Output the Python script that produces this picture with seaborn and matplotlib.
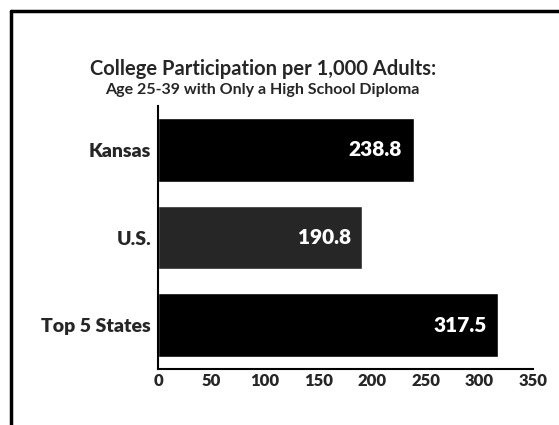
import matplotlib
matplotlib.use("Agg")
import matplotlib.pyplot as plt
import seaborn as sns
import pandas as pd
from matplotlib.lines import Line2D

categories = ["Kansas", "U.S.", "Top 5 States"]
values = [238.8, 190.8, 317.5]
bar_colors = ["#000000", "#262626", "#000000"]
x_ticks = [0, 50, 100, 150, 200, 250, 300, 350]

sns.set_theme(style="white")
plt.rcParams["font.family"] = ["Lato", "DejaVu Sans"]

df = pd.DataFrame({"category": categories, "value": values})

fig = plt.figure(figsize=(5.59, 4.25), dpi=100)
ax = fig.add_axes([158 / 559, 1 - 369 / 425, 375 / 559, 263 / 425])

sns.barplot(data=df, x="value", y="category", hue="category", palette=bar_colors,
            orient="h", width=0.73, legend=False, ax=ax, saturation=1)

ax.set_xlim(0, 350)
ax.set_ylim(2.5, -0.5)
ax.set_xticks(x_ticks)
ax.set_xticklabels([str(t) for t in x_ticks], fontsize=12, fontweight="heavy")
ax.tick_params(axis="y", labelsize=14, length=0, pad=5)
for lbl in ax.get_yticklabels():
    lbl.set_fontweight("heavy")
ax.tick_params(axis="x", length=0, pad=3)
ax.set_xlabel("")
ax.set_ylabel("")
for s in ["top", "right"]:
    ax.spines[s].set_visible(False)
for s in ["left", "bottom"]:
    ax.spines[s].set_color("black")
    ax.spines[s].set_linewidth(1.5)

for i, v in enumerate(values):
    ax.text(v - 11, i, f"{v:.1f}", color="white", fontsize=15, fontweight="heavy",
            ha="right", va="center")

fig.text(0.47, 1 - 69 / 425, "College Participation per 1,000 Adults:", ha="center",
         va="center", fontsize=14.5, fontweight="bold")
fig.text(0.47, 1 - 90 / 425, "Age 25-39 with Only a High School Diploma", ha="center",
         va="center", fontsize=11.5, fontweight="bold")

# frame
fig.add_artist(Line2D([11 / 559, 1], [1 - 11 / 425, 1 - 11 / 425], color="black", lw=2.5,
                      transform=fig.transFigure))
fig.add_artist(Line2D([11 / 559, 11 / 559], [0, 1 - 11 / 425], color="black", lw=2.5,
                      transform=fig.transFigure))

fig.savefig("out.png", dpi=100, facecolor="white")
######
### EXERCISE DESCRIPTION
Counting only lines of the data above that hold "matplotlib", report the total and nothing else.

### WRITTEN RESPONSE
5